Despite there being only one possible outcome of this trial, said the lawyers, the AG had allowed the case to drag on for 17 years and was still adamant in refusing to issue an order not to prosecute - a nolle prosequi.

In addition to being an unjust application of the absolute discretion granted to the AG by the Criminal Code, the refusal also constituted discriminatory treatment in breach of his fundamental human rights, they argued.

It was pointed out that the AG had used a completely different metric when dealing with Pilatus Bank director Mehmet Tasli and bank official Antoniella Gauci, in whose regard the AG had issued a nolle prosequi - despite their prosecution being expressly recommended by the inquiring magistrate who had investigated the bank.

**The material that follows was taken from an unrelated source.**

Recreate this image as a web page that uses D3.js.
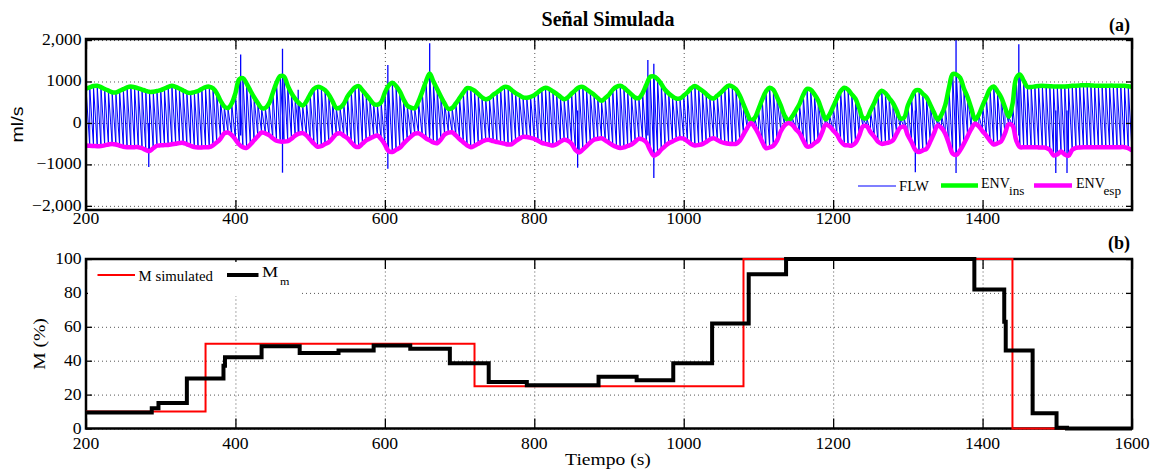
<!DOCTYPE html>
<html>
<head>
<meta charset="utf-8">
<script src="https://cdn.jsdelivr.net/npm/d3@7"></script>
<style>
body { margin: 0; background: #fff; }
text { font-family: "Liberation Serif", "Times New Roman", serif; fill: #000; }
.grid line { stroke: #555; stroke-width: 1; stroke-dasharray: 1,3; }
.grid path, .ticks path { display: none; }
.ticks line { stroke: #000; stroke-width: 1.3; }
.frame { fill: none; stroke: #000; stroke-width: 2.5; }
</style>
</head>
<body>
<svg width="1160" height="473"></svg>
<script>
// envelopes, one value every 5 s from 200 to 1600
var envTime = d3.range(200, 1601, 5);

var envIns = [
  830, 860, 890, 895, 865, 820, 780, 740, 735, 775,
  815, 860, 880, 860, 835, 805, 775, 750, 755, 770,
  790, 830, 870, 895, 870, 830, 785, 740, 725, 745,
  770, 820, 865, 875, 835, 720, 540, 400, 360, 470,
  720, 1050, 1080, 950, 780, 620, 480, 360, 360, 470,
  720, 970, 1130, 1120, 900, 720, 580, 480, 420, 520,
  690, 820, 870, 850, 790, 680, 520, 360, 370, 460,
  640, 760, 860, 890, 790, 680, 570, 460, 440, 500,
  730, 900, 970, 890, 760, 570, 420, 370, 355, 520,
  750, 1000, 1190, 1000, 820, 640, 470, 340, 360, 470,
  600, 730, 840, 830, 780, 700, 620, 570, 600, 680,
  740, 810, 870, 860, 790, 720, 670, 616, 610, 630,
  670, 740, 810, 850, 820, 760, 700, 630, 570, 620,
  710, 790, 860, 870, 810, 745, 680, 600, 536, 600,
  680, 800, 870, 895, 850, 770, 690, 610, 600, 720,
  920, 1110, 1120, 1056, 940, 800, 710, 640, 590, 590,
  660, 740, 840, 890, 840, 776, 700, 620, 590, 660,
  736, 830, 900, 880, 810, 660, 450, 230, 60, 120,
  330, 560, 760, 850, 800, 620, 416, 180, 60, 150,
  300, 460, 680, 820, 800, 690, 540, 300, 90, 200,
  390, 590, 770, 850, 800, 690, 580, 350, 120, 120,
  300, 480, 680, 776, 720, 600, 480, 300, 110, 130,
  420, 620, 780, 790, 700, 616, 440, 250, 80, 200,
  430, 850, 1180, 1170, 1090, 830, 620, 350, 80, 200,
  420, 620, 820, 880, 760, 616, 380, 150, 450, 1080,
  1170, 1020, 870, 870, 880, 890, 895, 890, 885, 880,
  880, 880, 880, 885, 895, 900, 905, 910, 910, 905,
  900, 895, 895, 896, 900, 900, 898, 896, 895, 885,
  872
];

var envEsp = [
  -544, -550, -555, -560, -555, -540, -520, -505, -520, -550,
  -575, -585, -585, -584, -584, -610, -650, -680, -610, -550,
  -540, -535, -530, -515, -500, -485, -482, -515, -550, -580,
  -590, -590, -585, -584, -540, -470, -380, -250, -230, -290,
  -400, -520, -585, -600, -520, -420, -320, -230, -250, -295,
  -370, -430, -450, -450, -440, -380, -304, -260, -245, -300,
  -400, -500, -575, -560, -510, -464, -370, -270, -250, -310,
  -370, -470, -560, -580, -500, -420, -375, -330, -304, -390,
  -520, -680, -700, -650, -600, -500, -410, -330, -260, -250,
  -300, -370, -420, -470, -490, -400, -280, -235, -225, -300,
  -390, -464, -540, -584, -550, -500, -450, -415, -410, -440,
  -460, -480, -500, -520, -510, -440, -380, -335, -340, -360,
  -384, -430, -480, -505, -525, -544, -510, -450, -405, -430,
  -504, -650, -710, -640, -560, -470, -405, -385, -370, -420,
  -480, -540, -580, -605, -590, -555, -520, -450, -384, -400,
  -470, -650, -790, -740, -640, -560, -490, -448, -400, -370,
  -380, -440, -510, -544, -530, -510, -460, -400, -370, -410,
  -460, -485, -500, -505, -504, -430, -280, -120, 0, -100,
  -260, -450, -608, -590, -550, -420, -200, -60, 0, -40,
  -150, -250, -420, -570, -560, -490, -424, -240, -40, -80,
  -180, -280, -440, -530, -540, -545, -480, -300, -80, -80,
  -220, -330, -450, -504, -490, -470, -420, -260, -110, -90,
  -300, -464, -650, -700, -660, -624, -450, -250, -60, -120,
  -260, -500, -740, -770, -660, -500, -320, -140, -20, -80,
  -200, -304, -430, -520, -490, -440, -250, -30, -60, -420,
  -584, -584, -584, -584, -585, -590, -595, -600, -650, -780,
  -760, -688, -760, -790, -650, -600, -590, -585, -584, -584,
  -584, -584, -584, -584, -584, -584, -584, -584, -584, -610,
  -664
];

// isolated FLW peaks that stick out of the envelopes
var spikeTime = [284, 407, 463, 484, 604, 660, 858, 952, 960, 1310, 1364.5, 1448.5, 1498, 1513];
var spikeHi   = [0, 1650, 1790, 800, 1400, 1920, 300, 1520, 1430, 300, 2000, 1900, 300, 300];
var spikeLo   = [-1060, -300, -1200, -300, -1105, -300, -1080, -300, -1330, -1190, -1205, -300, -1205, -1205];

// panel (b)
var mSimTime  = [200, 360, 720, 1080, 1440, 1600];
var mSimValue = [10, 50, 25, 100, 0, 0];

var mmTime  = [200, 288, 297, 335, 384, 386, 435, 486, 538, 585, 634, 687, 739, 790, 886, 937, 986, 1038, 1087, 1137, 1389, 1429, 1431, 1467, 1499, 1513, 1600];
var mmValue = [9.5, 12, 15, 29.5, 37, 42, 48.5, 44.5, 46, 49, 47, 38.5, 27.5, 25.5, 30.5, 28.5, 38.5, 62, 91, 100, 82, 63, 46, 9, 0.5, 0, 0];

var xTicks = [200, 400, 600, 800, 1000, 1200, 1400, 1600];
var flwTicks = [2000, 1000, 0, -1000, -2000];
var flwTickLabels = ["2,000", "1000", "0", "\u22121000", "\u22122,000"];
var mTicks = [0, 20, 40, 60, 80, 100];

var svg = d3.select("svg"),
    left = 86, right = 1132,
    panelA = {top: 39, bottom: 210},
    panelB = {top: 259, bottom: 428.5};

var x  = d3.scaleLinear().domain([200, 1600]).range([left, right]),
    yA = d3.scaleLinear().domain([-2100, 2025]).range([panelA.bottom, panelA.top]),
    yB = d3.scaleLinear().domain([0, 100]).range([panelB.bottom, panelB.top]);

svg.append("rect").attr("width", 1160).attr("height", 473).attr("fill", "#fff");

function addText(str, px, py, size, sx, anchor, rot) {
  return svg.append("text")
    .attr("transform", "translate(" + px + "," + py + ")" + (rot ? " rotate(" + rot + ")" : "") + " scale(" + sx + ",1)")
    .attr("text-anchor", anchor)
    .style("font-size", size + "px")
    .text(str);
}

function grid(y, yTicks, p) {
  svg.append("g").attr("class", "grid")
      .attr("transform", "translate(0," + p.bottom + ")")
      .call(d3.axisBottom(x).tickValues(xTicks.slice(1, -1)).tickSize(-(p.bottom - p.top)).tickFormat(""));
  svg.append("g").attr("class", "grid")
      .attr("transform", "translate(" + left + ",0)")
      .call(d3.axisLeft(y).tickValues(yTicks).tickSize(-(right - left)).tickFormat(""));
}

function frame(y, yTicks, p) {
  svg.append("g").attr("class", "ticks").attr("transform", "translate(0," + p.bottom + ")")
      .call(d3.axisBottom(x).tickValues(xTicks).tickSize(-10).tickFormat(""));
  svg.append("g").attr("class", "ticks").attr("transform", "translate(0," + p.top + ")")
      .call(d3.axisTop(x).tickValues(xTicks).tickSize(-10).tickFormat(""));
  svg.append("g").attr("class", "ticks").attr("transform", "translate(" + left + ",0)")
      .call(d3.axisLeft(y).tickValues(yTicks).tickSize(-6).tickFormat(""));
  svg.append("g").attr("class", "ticks").attr("transform", "translate(" + right + ",0)")
      .call(d3.axisRight(y).tickValues(yTicks).tickSize(-6).tickFormat(""));
  svg.append("rect").attr("class", "frame")
      .attr("x", left).attr("y", p.top)
      .attr("width", right - left).attr("height", p.bottom - p.top);
}

function clip(id, p, pad) {
  svg.append("clipPath").attr("id", id).append("rect")
      .attr("x", left).attr("y", p.top - pad)
      .attr("width", right - left).attr("height", p.bottom - p.top + 2 * pad);
}

// ---------- panel (a) ----------
clip("clipA", panelA, 0);
grid(yA, flwTicks, panelA);

var gA = svg.append("g").attr("clip-path", "url(#clipA)");

var flwPoints = [];
envTime.forEach(function(t, i) {
  flwPoints.push([t, envEsp[i]], [t, envIns[i]]);
});

var flwLine = d3.line()
    .x(function(d) { return x(d[0]); })
    .y(function(d) { return yA(d[1]); });

gA.append("path")
    .attr("d", flwLine(flwPoints))
    .attr("fill", "none")
    .attr("stroke", "#0000ff")
    .attr("stroke-width", 1);

gA.selectAll(".spike")
    .data(spikeTime)
  .enter().append("line")
    .attr("class", "spike")
    .attr("x1", function(d) { return x(d); })
    .attr("x2", function(d) { return x(d); })
    .attr("y1", function(d, i) { return yA(spikeLo[i]); })
    .attr("y2", function(d, i) { return yA(spikeHi[i]); })
    .attr("stroke", "#0000ff")
    .attr("stroke-width", 1.3);

var envLine = d3.line()
    .curve(d3.curveCatmullRom)
    .x(function(d, i) { return x(envTime[i]); })
    .y(function(d) { return yA(d); });

gA.append("path")
    .attr("d", envLine(envIns))
    .attr("fill", "none")
    .attr("stroke", "#00ff00")
    .attr("stroke-width", 4.5);

gA.append("path")
    .attr("d", envLine(envEsp))
    .attr("fill", "none")
    .attr("stroke", "#ff00ff")
    .attr("stroke-width", 4.5);

// legend (a)
svg.append("rect").attr("x", 852).attr("y", 173).attr("width", 278).attr("height", 29).attr("fill", "#fff");
svg.append("line").attr("x1", 858).attr("x2", 896).attr("y1", 186).attr("y2", 186)
    .attr("stroke", "#0000ff").attr("stroke-width", 1.2);
addText("FLW", 899, 190.5, 14, 1.05, "start");
svg.append("line").attr("x1", 941).attr("x2", 978).attr("y1", 185.5).attr("y2", 185.5)
    .attr("stroke", "#00ff00").attr("stroke-width", 4.5);
addText("ENV", 981, 188, 14, 1.0, "start");
addText("ins", 1009, 194.5, 12, 1.1, "start");
svg.append("line").attr("x1", 1034).attr("x2", 1072).attr("y1", 185.5).attr("y2", 185.5)
    .attr("stroke", "#ff00ff").attr("stroke-width", 4.5);
addText("ENV", 1076, 188, 14, 1.0, "start");
addText("esp", 1103.5, 194.5, 12, 1.1, "start");

frame(yA, flwTicks, panelA);

xTicks.slice(0, -1).forEach(function(t) {
  addText(t, x(t), 223.5, 16, 1.1, "middle");
});
flwTicks.forEach(function(v, i) {
  addText(flwTickLabels[i], 81.5, yA(v) + 5, 16, 1.1, "end");
});

addText("ml/s", 23, 124.5, 17, 1.15, "middle", -90)
    .style("font-family", "'Liberation Sans', Arial, sans-serif");
addText("Señal Simulada", 608, 25.5, 20, 1.0, "middle").style("font-weight", "bold");
addText("(a)", 1130, 30.5, 18, 1.0, "end").style("font-weight", "bold");

// ---------- panel (b) ----------
clip("clipB", panelB, 3);
grid(yB, mTicks, panelB);
frame(yB, mTicks, panelB);

var gB = svg.append("g").attr("clip-path", "url(#clipB)");

var stepLine = d3.line()
    .curve(d3.curveStepAfter)
    .x(function(d) { return x(d[0]); })
    .y(function(d) { return yB(d[1]); });

gB.append("path")
    .attr("d", stepLine(mSimTime.map(function(t, i) { return [t, mSimValue[i]]; })))
    .attr("fill", "none")
    .attr("stroke", "#ff0000")
    .attr("stroke-width", 2);

gB.append("path")
    .attr("d", stepLine(mmTime.map(function(t, i) { return [t, mmValue[i]]; })))
    .attr("fill", "none")
    .attr("stroke", "#000")
    .attr("stroke-width", 4);

// legend (b)
svg.append("rect").attr("x", 88).attr("y", 262).attr("width", 212).attr("height", 34).attr("fill", "#fff");
svg.append("line").attr("x1", 97.5).attr("x2", 135).attr("y1", 275).attr("y2", 275)
    .attr("stroke", "#ff0000").attr("stroke-width", 2);
addText("M simulated", 138.5, 280.5, 14, 1.06, "start");
svg.append("line").attr("x1", 227).attr("x2", 258.5).attr("y1", 275).attr("y2", 275)
    .attr("stroke", "#000").attr("stroke-width", 4);
addText("M", 262, 277, 14, 1.3, "start");
addText("m", 280, 285, 11, 1.1, "start");

xTicks.forEach(function(t) {
  addText(t, x(t), 448.5, 16, 1.1, "middle");
});
mTicks.forEach(function(v) {
  addText(v, 81.5, yB(v) + 5, 16, 1.1, "end");
});

addText("M (%)", 45, 344, 17.5, 1.12, "middle", -90);
addText("Tiempo (s)", 608, 465, 17.5, 1.12, "middle");
addText("(b)", 1130, 249, 18, 1.0, "end").style("font-weight", "bold");
</script>
</body>
</html>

“So, where it is reasonably justified that a nolle prosequi is issued, the Attorney General is refusing. But when one reasonably should not have been issued, it was. And was issued in a very short timeframe, less than six months after [the AG] received the acts of the magisterial inquiry.”

This led Camilleri and his family to conclude that the AG was acting “in an abusive, irresponsible and discriminatory manner, to the detriment of Carmel Camilleri, who ended up an innocent victim.”